> **Task statement**
For the listing below, give the count of lines containing the string "that" and nothing else.

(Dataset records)
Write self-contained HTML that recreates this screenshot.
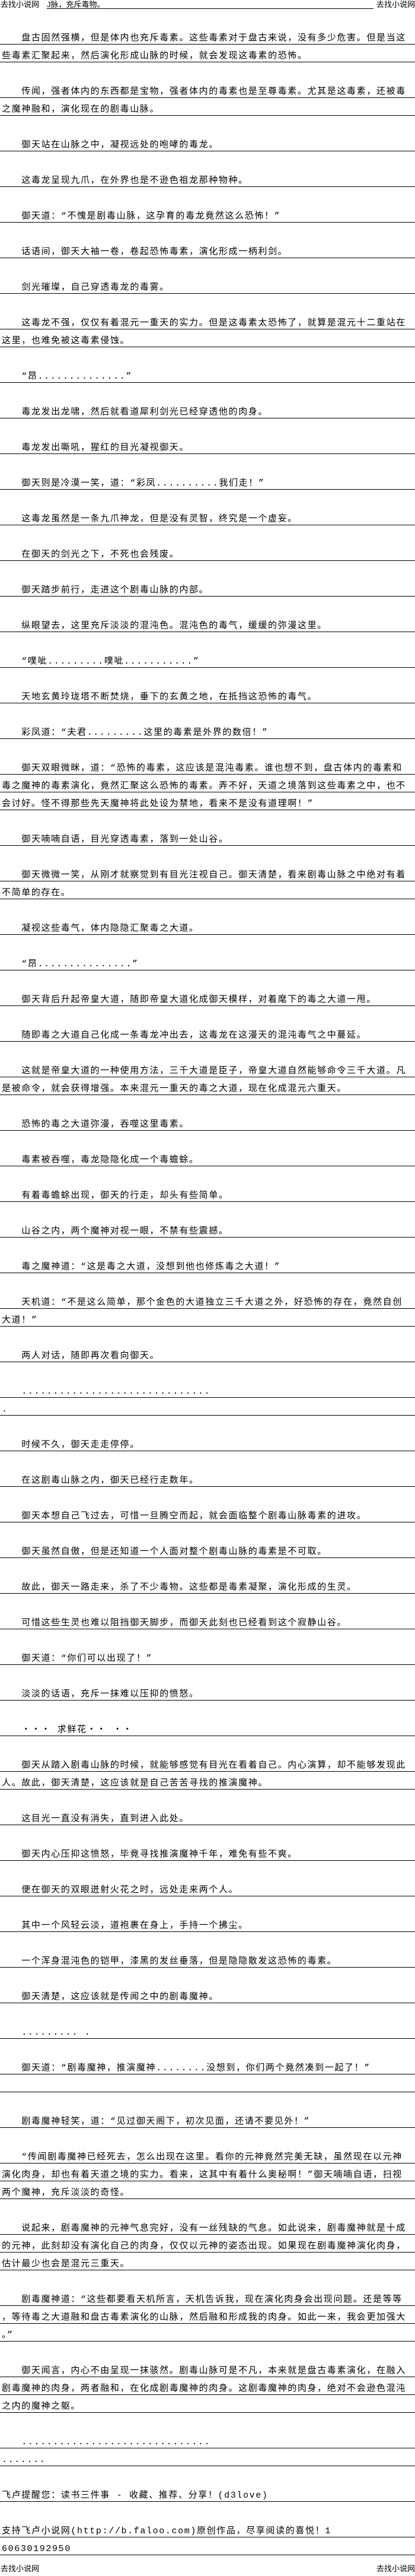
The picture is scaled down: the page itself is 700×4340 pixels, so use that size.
<!DOCTYPE html>
<html><head><meta charset="utf-8">
<style>
html,body{margin:0;padding:0;background:#fff;}
body{width:700px;height:4340px;position:relative;overflow:hidden;color:#000;
font-family:"Liberation Mono","Noto Sans CJK SC",monospace;}
.hd{position:absolute;left:0;width:700px;height:16px;font-size:13px;line-height:15px;
font-family:"Liberation Sans","Noto Sans CJK SC",sans-serif;}
.hd .l{position:absolute;left:1px;top:0;}
.hd .r{position:absolute;right:0;top:0;}
.hd .m{position:absolute;left:79px;width:551px;top:0;border-bottom:1px solid #000;height:14px;}
#rows{position:absolute;left:0;top:45px;width:700px;}
.r0{height:30px;}
.t{height:29px;border-bottom:1px solid #000;font-size:15px;line-height:16px;
letter-spacing:1.63px;white-space:pre;box-sizing:content-box;}
.t span{display:block;padding:12px 0 0 3px;}
</style></head><body>
<div class="hd" style="top:0"><span class="l">去找小说网</span><span class="m">J脉，充斥毒物。</span><span class="r">去找小说网</span></div>
<div id="rows">
<div class="t"><span>　　盘古固然强横，但是体内也充斥毒素。这些毒素对于盘古来说，没有多少危害。但是当这</span></div>
<div class="t"><span>些毒素汇聚起来，然后演化形成山脉的时候，就会发现这毒素的恐怖。</span></div>
<div class="r0"></div>
<div class="t"><span>　　传闻，强者体内的东西都是宝物，强者体内的毒素也是至尊毒素。尤其是这毒素，还被毒</span></div>
<div class="t"><span>之魔神融和，演化现在的剧毒山脉。</span></div>
<div class="r0"></div>
<div class="t"><span>　　御天站在山脉之中，凝视远处的咆哮的毒龙。</span></div>
<div class="r0"></div>
<div class="t"><span>　　这毒龙呈现九爪，在外界也是不逊色祖龙那种物种。</span></div>
<div class="r0"></div>
<div class="t"><span>　　御天道：“不愧是剧毒山脉，这孕育的毒龙竟然这么恐怖！”</span></div>
<div class="r0"></div>
<div class="t"><span>　　话语间，御天大袖一卷，卷起恐怖毒素，演化形成一柄利剑。</span></div>
<div class="r0"></div>
<div class="t"><span>　　剑光璀璨，自己穿透毒龙的毒雾。</span></div>
<div class="r0"></div>
<div class="t"><span>　　这毒龙不强，仅仅有着混元一重天的实力。但是这毒素太恐怖了，就算是混元十二重站在</span></div>
<div class="t"><span>这里，也难免被这毒素侵蚀。</span></div>
<div class="r0"></div>
<div class="t"><span>　　“昂..............”</span></div>
<div class="r0"></div>
<div class="t"><span>　　毒龙发出龙啸，然后就看道犀利剑光已经穿透他的肉身。</span></div>
<div class="r0"></div>
<div class="t"><span>　　毒龙发出嘶吼，猩红的目光凝视御天。</span></div>
<div class="r0"></div>
<div class="t"><span>　　御天则是冷漠一笑，道：“彩凤..........我们走！”</span></div>
<div class="r0"></div>
<div class="t"><span>　　这毒龙虽然是一条九爪神龙，但是没有灵智，终究是一个虚妄。</span></div>
<div class="r0"></div>
<div class="t"><span>　　在御天的剑光之下，不死也会残废。</span></div>
<div class="r0"></div>
<div class="t"><span>　　御天踏步前行，走进这个剧毒山脉的内部。</span></div>
<div class="r0"></div>
<div class="t"><span>　　纵眼望去，这里充斥淡淡的混沌色。混沌色的毒气，缓缓的弥漫这里。</span></div>
<div class="r0"></div>
<div class="t"><span>　　“噗呲.........噗呲...........”</span></div>
<div class="r0"></div>
<div class="t"><span>　　天地玄黄玲珑塔不断焚烧，垂下的玄黄之地，在抵挡这恐怖的毒气。</span></div>
<div class="r0"></div>
<div class="t"><span>　　彩凤道：“夫君.........这里的毒素是外界的数倍！”</span></div>
<div class="r0"></div>
<div class="t"><span>　　御天双眼微眯，道：“恐怖的毒素，这应该是混沌毒素。谁也想不到，盘古体内的毒素和</span></div>
<div class="t"><span>毒之魔神的毒素演化，竟然汇聚这么恐怖的毒素。弄不好，天道之境落到这些毒素之中，也不</span></div>
<div class="t"><span>会讨好。怪不得那些先天魔神将此处设为禁地，看来不是没有道理啊！”</span></div>
<div class="r0"></div>
<div class="t"><span>　　御天喃喃自语，目光穿透毒素，落到一处山谷。</span></div>
<div class="r0"></div>
<div class="t"><span>　　御天微微一笑，从刚才就察觉到有目光注视自己。御天清楚，看来剧毒山脉之中绝对有着</span></div>
<div class="t"><span>不简单的存在。</span></div>
<div class="r0"></div>
<div class="t"><span>　　凝视这些毒气，体内隐隐汇聚毒之大道。</span></div>
<div class="r0"></div>
<div class="t"><span>　　“昂...............”</span></div>
<div class="r0"></div>
<div class="t"><span>　　御天背后升起帝皇大道，随即帝皇大道化成御天模样，对着麾下的毒之大道一甩。</span></div>
<div class="r0"></div>
<div class="t"><span>　　随即毒之大道自己化成一条毒龙冲出去，这毒龙在这漫天的混沌毒气之中蔓延。</span></div>
<div class="r0"></div>
<div class="t"><span>　　这就是帝皇大道的一种使用方法，三千大道是臣子，帝皇大道自然能够命令三千大道。凡</span></div>
<div class="t"><span>是被命令，就会获得增强。本来混元一重天的毒之大道，现在化成混元六重天。</span></div>
<div class="r0"></div>
<div class="t"><span>　　恐怖的毒之大道弥漫，吞噬这里毒素。</span></div>
<div class="r0"></div>
<div class="t"><span>　　毒素被吞噬，毒龙隐隐化成一个毒蟾蜍。</span></div>
<div class="r0"></div>
<div class="t"><span>　　有着毒蟾蜍出现，御天的行走，却头有些简单。</span></div>
<div class="r0"></div>
<div class="t"><span>　　山谷之内，两个魔神对视一眼，不禁有些震撼。</span></div>
<div class="r0"></div>
<div class="t"><span>　　毒之魔神道：“这是毒之大道，没想到他也修炼毒之大道！”</span></div>
<div class="r0"></div>
<div class="t"><span>　　天机道：“不是这么简单，那个金色的大道独立三千大道之外，好恐怖的存在，竟然自创</span></div>
<div class="t"><span>大道！”</span></div>
<div class="r0"></div>
<div class="t"><span>　　两人对话，随即再次看向御天。</span></div>
<div class="r0"></div>
<div class="t"><span>　　..............................</span></div>
<div class="t"><span>.</span></div>
<div class="r0"></div>
<div class="t"><span>　　时候不久，御天走走停停。</span></div>
<div class="r0"></div>
<div class="t"><span>　　在这剧毒山脉之内，御天已经行走数年。</span></div>
<div class="r0"></div>
<div class="t"><span>　　御天本想自己飞过去，可惜一旦腾空而起，就会面临整个剧毒山脉毒素的进攻。</span></div>
<div class="r0"></div>
<div class="t"><span>　　御天虽然自傲，但是还知道一个人面对整个剧毒山脉的毒素是不可取。</span></div>
<div class="r0"></div>
<div class="t"><span>　　故此，御天一路走来，杀了不少毒物。这些都是毒素凝聚，演化形成的生灵。</span></div>
<div class="r0"></div>
<div class="t"><span>　　可惜这些生灵也难以阻挡御天脚步，而御天此刻也已经看到这个寂静山谷。</span></div>
<div class="r0"></div>
<div class="t"><span>　　御天道：“你们可以出现了！”</span></div>
<div class="r0"></div>
<div class="t"><span>　　淡淡的话语，充斥一抹难以压抑的愤怒。</span></div>
<div class="r0"></div>
<div class="t"><span>　　・・・ 求鲜花・・ ・・</span></div>
<div class="r0"></div>
<div class="t"><span>　　御天从踏入剧毒山脉的时候，就能够感觉有目光在看着自己。内心演算，却不能够发现此</span></div>
<div class="t"><span>人。故此，御天清楚，这应该就是自己苦苦寻找的推演魔神。</span></div>
<div class="r0"></div>
<div class="t"><span>　　这目光一直没有消失，直到进入此处。</span></div>
<div class="r0"></div>
<div class="t"><span>　　御天内心压抑这愤怒，毕竟寻找推演魔神千年，难免有些不爽。</span></div>
<div class="r0"></div>
<div class="t"><span>　　便在御天的双眼迸射火花之时，远处走来两个人。</span></div>
<div class="r0"></div>
<div class="t"><span>　　其中一个风轻云淡，道袍裹在身上，手持一个拂尘。</span></div>
<div class="r0"></div>
<div class="t"><span>　　一个浑身混沌色的铠甲，漆黑的发丝垂落，但是隐隐散发这恐怖的毒素。</span></div>
<div class="r0"></div>
<div class="t"><span>　　御天清楚，这应该就是传闻之中的剧毒魔神。</span></div>
<div class="r0"></div>
<div class="t"><span>　　......... .</span></div>
<div class="r0"></div>
<div class="t"><span>　　御天道：“剧毒魔神，推演魔神........没想到，你们两个竟然凑到一起了！”</span></div>
<div class="t"><span> </span></div>
<div class="r0"></div>
<div class="t"><span>　　剧毒魔神轻笑，道：“见过御天阁下，初次见面，还请不要见外！”</span></div>
<div class="r0"></div>
<div class="t"><span>　　“传闻剧毒魔神已经死去，怎么出现在这里。看你的元神竟然完美无缺，虽然现在以元神</span></div>
<div class="t"><span>演化肉身，却也有着天道之境的实力。看来，这其中有着什么奥秘啊！”御天喃喃自语，扫视</span></div>
<div class="t"><span>两个魔神，充斥淡淡的奇怪。</span></div>
<div class="r0"></div>
<div class="t"><span>　　说起来，剧毒魔神的元神气息完好，没有一丝残缺的气息。如此说来，剧毒魔神就是十成</span></div>
<div class="t"><span>的元神，此刻却没有演化自己的肉身，仅仅以元神的姿态出现。如果现在剧毒魔神演化肉身，</span></div>
<div class="t"><span>估计最少也会是混元三重天。</span></div>
<div class="r0"></div>
<div class="t"><span>　　剧毒魔神道：“这些都要看天机所言，天机告诉我，现在演化肉身会出现问题。还是等等</span></div>
<div class="t"><span>，等待毒之大道融和盘古毒素演化的山脉，然后融和形成我的肉身。如此一来，我会更加强大</span></div>
<div class="t"><span>。”</span></div>
<div class="r0"></div>
<div class="t"><span>　　御天闻言，内心不由呈现一抹骇然。剧毒山脉可是不凡，本来就是盘古毒素演化，在融入</span></div>
<div class="t"><span>剧毒魔神的肉身，两者融和，在化成剧毒魔神的肉身。这剧毒魔神的肉身，绝对不会逊色混沌</span></div>
<div class="t"><span>之内的魔神之躯。</span></div>
<div class="r0"></div>
<div class="t"><span>　　..............................</span></div>
<div class="t"><span>.......</span></div>
<div class="r0"></div>
<div class="t"><span>飞卢提醒您：读书三件事 - 收藏、推荐、分享！(d3love)</span></div>
<div class="r0"></div>
<div class="t"><span>支持飞卢小说网(http://b.faloo.com)原创作品，尽享阅读的喜悦！1</span></div>
<div class="t"><span>60630192950</span></div>
</div>
<div class="hd" style="top:4320px"><span class="l">去找小说网</span><span class="r">去找小说网</span></div>
</body></html>
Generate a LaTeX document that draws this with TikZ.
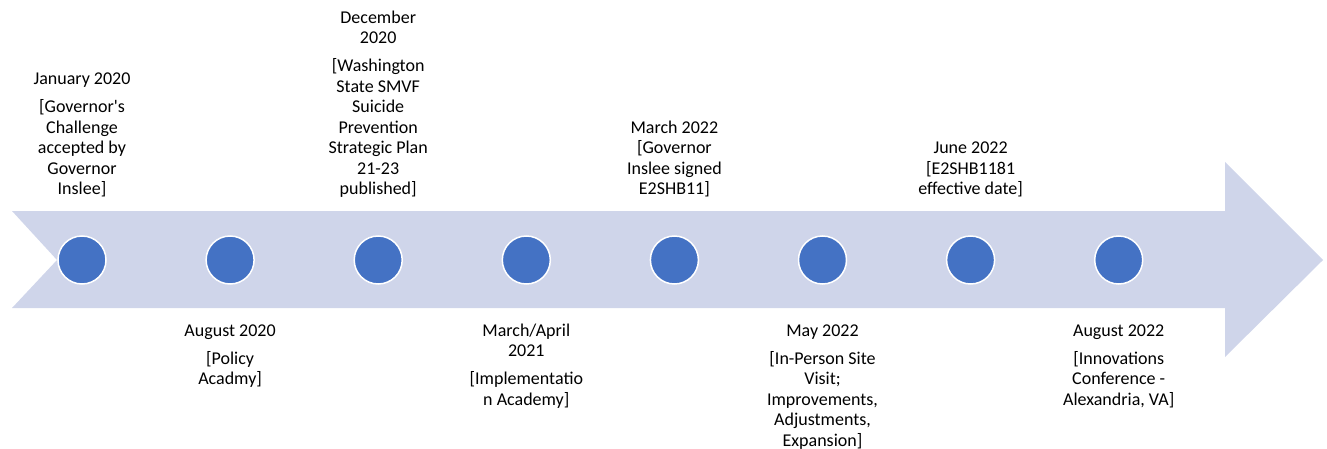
\documentclass[tikz,border=0pt]{standalone}
\usepackage{fontspec}
\setmainfont{Carlito}
\usetikzlibrary{positioning}
\definecolor{bandblue}{HTML}{CFD5EA}
\definecolor{dotblue}{HTML}{4472C4}

\begin{document}
\begin{tikzpicture}[x=1pt, y=-1pt, node distance=148.1pt,
		dot/.style={on grid, circle, draw=white, line width=1.5pt, fill=dotblue, minimum size=48pt, inner sep=0pt},
		evt/.style={align=center, inner sep=0pt, font=\fontsize{18}{20.5}\selectfont}]
		\useasboundingbox (0,0) rectangle (1327,449);
		\fill[bandblue] (12,211) -- (1225,211) -- (1225,162) -- (1323,260) -- (1225,357) -- (1225,308) -- (12,308) -- (57,260) -- cycle;
		\node[dot] (D1) at (82,260) {}; \node[dot] (D2) [right=of D1] {}; \node[dot] (D3) [right=of D2] {}; \node[dot] (D4) [right=of D3] {};
		\node[dot] (D5) [right=of D4] {}; \node[dot] (D6) [right=of D5] {}; \node[dot] (D7) [right=of D6] {}; \node[dot] (D8) [right=of D7] {};
		\node[evt] (T1) [above=59pt of D1.center] {January 2020\\[7.5pt]{[}Governor\textquotesingle s\\Challenge\\accepted by\\Governor\\Inslee]\strut};
		\node[evt] (B2) [below=61.6pt of D2.center] {\strut August 2020\\[7.5pt]{[}Policy\\Acadmy]};
		\node[evt] (T3) [above=59pt of D3.center] {December\\2020\\[7.5pt]{[}Washington\\State SMVF\\Suicide\\Prevention\\Strategic Plan\\21-23\\published]\strut};
		\node[evt] (B4) [below=61.6pt of D4.center] {\strut March/April\\2021\\[7.5pt]{[}Implementatio\\n Academy]};
		\node[evt] (T5) [above=59pt of D5.center] {March 2022\\{[}Governor\\Inslee signed\\E2SHB11]\strut};
		\node[evt] (B6) [below=61.6pt of D6.center] {\strut May 2022\\[7.5pt]{[}In-Person Site\\Visit;\\Improvements,\\Adjustments,\\Expansion]};
		\node[evt] (T7) [above=59pt of D7.center] {June 2022\\{[}E2SHB1181\\effective date]\strut};
		\node[evt] (B8) [below=61.6pt of D8.center] {\strut August 2022\\[7.5pt]{[}Innovations\\Conference -\\Alexandria, VA]};
	\end{tikzpicture}
\end{document}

> **The answer**
3